When necessary, you can join lookup data to multiple streams of data. You simply need to use a separate Join processor to join the lookup origin to each stream.

You configure the lookup origin differently depending on the execution mode specified for the pipeline:
Batch pipeline execution
In a batch pipeline, the primary origin reads all of the primary pipeline data in one batch, and the lookup origin reads all of the lookup data in one batch. Then, the Join processor joins the two data sets.
Since a batch pipeline joins only one set of batches, the lookup origin does not require any particular properties to be set.
Streaming pipeline execution
In a streaming pipeline, the primary origin processes multiple batches of primary pipeline data. To merge these batches of data with the lookup data, you must enable the Load Data Only Once property in the lookup origin.
With this property enabled, the lookup origin reads one batch of data and caches it for reuse. Then, each time the primary origin passes a new batch to the Join processor, the processor joins the batch with the cached lookup data.
Important: Some origins provide properties that limit the size of each batch. When configuring a lookup origin, do not limit the batch size. All lookup data should be read in a single batch.

Streaming Lookup Example

Say your streaming pipeline processes sales data that includes item IDs, and you want to use the IDs to retrieve additional data for each item from an Items file. To do this, you create the following pipeline:

You use the following details to configure the pipeline:
  1. Configure one origin to read the primary pipeline data, then connect it to the Join processor.

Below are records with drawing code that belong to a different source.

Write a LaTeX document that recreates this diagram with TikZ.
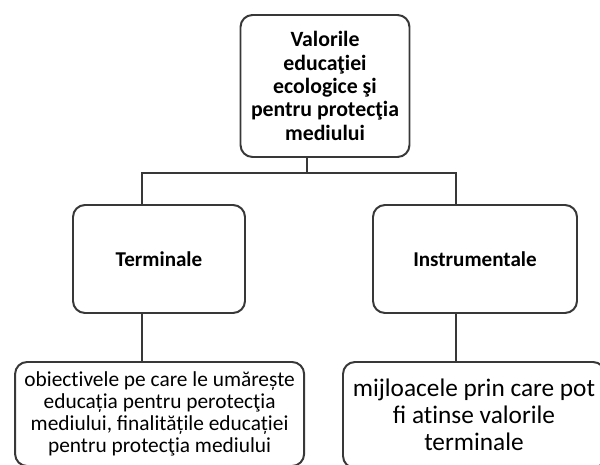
\documentclass[tikz,border=0pt]{standalone}
\usepackage{fontspec}
\setmainfont{Carlito}
\usetikzlibrary{positioning}
\usetikzlibrary{calc}

\definecolor{linie}{gray}{0.22}

\begin{document}
\begin{tikzpicture}[auto,
    box/.style={draw=linie, line width=1.4pt, rounded corners=0.3cm, align=center, inner sep=0pt},
    leg/.style={draw=linie, line width=1.4pt}]

    \useasboundingbox (0,0) rectangle (15,11.625);
    \clip (0,0) rectangle (15,11.625);

    % noduri
    \node[box, minimum width=4.225cm, minimum height=3.55cm, font=\fontsize{15.5}{16.6}\selectfont\bfseries] (val) at (8.125,9.475)
        {Valorile\\educaţiei\\ecologice şi\\pentru protecţia\\mediului};
    \node[box, minimum width=4.3cm, minimum height=2.7cm, font=\fontsize{15}{17}\selectfont\bfseries] (term) at (3.975,5.15) {Terminale};
    \node[box, minimum width=5.1cm, minimum height=2.7cm, font=\fontsize{15}{17}\selectfont\bfseries] (instr) at (11.875,5.15) {Instrumentale};
    \node[box, minimum width=7.225cm, minimum height=2.6cm, font=\fontsize{15.2}{15.8}\selectfont] (obj) at (3.99,1.275)
        {obiect\kern0ptivele pe care le umărește\\educația pentru perotecţia\\mediului, finalitățile educației\\pentru protecţia mediului};
    \node[box, minimum width=6.55cm, minimum height=2.65cm, font=\fontsize{18}{19.4}\selectfont] (mij) at (11.85,1.25)
        {mijloacele prin care pot\\fi at\kern0ptinse valorile\\terminale};

    % legaturi
    \coordinate (v0) at ([xshift=-0.45cm]val.south);
    \coordinate (t0) at ([xshift=-0.425cm]term.north);
    \coordinate (i0) at ([xshift=-0.475cm]instr.north);
    \draw[leg] (v0) -- ++(0,-0.375) coordinate (bus);
    \draw[leg] (t0) |- (bus) -| (i0);
    \draw[leg] ([xshift=-0.425cm]term.south) -- (obj.north -| t0);
    \draw[leg] ([xshift=-0.475cm]instr.south) -- (mij.north -| i0);
\end{tikzpicture}
\end{document}
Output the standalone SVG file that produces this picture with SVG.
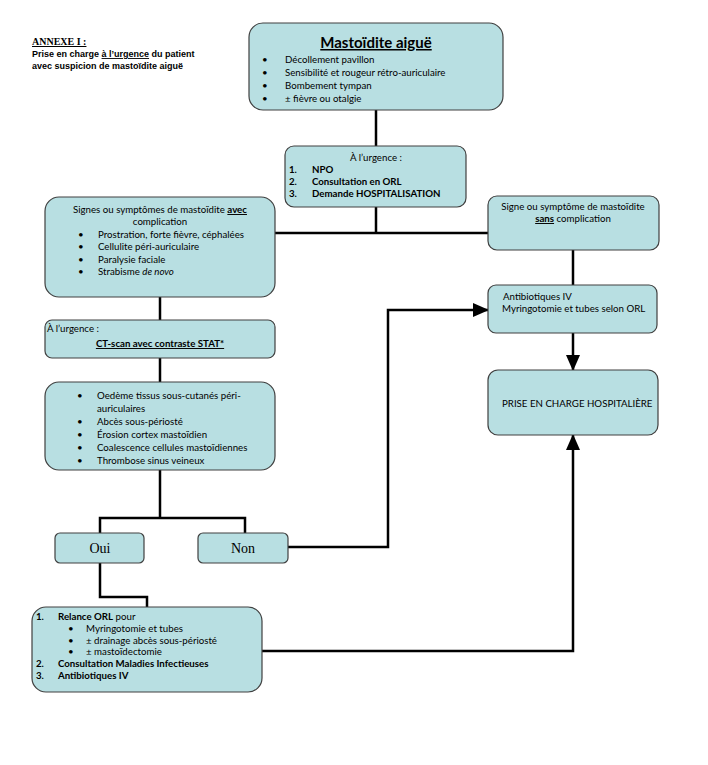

    As the first stage connected to the Join processor, the origin passes data to the processor through the left input stream.

  2. Configure another origin for the lookup data:
    • In the lookup origin, on the General tab, select the Load Data Only Once property. This enables the origin to read the lookup data once and cache it for reuse.
    • Some origins provide properties that limit the size of each batch. When configuring the origin, do not limit the batch size. All lookup data should be read in a single batch.
  3. Connect the lookup origin to the Join processor.

    As the second stage connected to the Join processor, the origin passes lookup data to the processor through the right input stream.

  4. Configure the Join processor.

    Since the primary pipeline data moves through the left input stream, use the left outer join type. Then, you specify the join condition for the lookup, as follows:

  5. Configure the rest of the pipeline.

Processing

When you run the pipeline, both origins start processing available data. The primary origin begins processing the primary pipeline data, and the lookup origin processes and caches the lookup data in a single batch.

The Join processor joins data from the primary origin with the data from the lookup origin based on the lookup condition and passes the results downstream.

As additional data from the primary origin passes to the Join processor, the processor joins the data with the cached lookup data.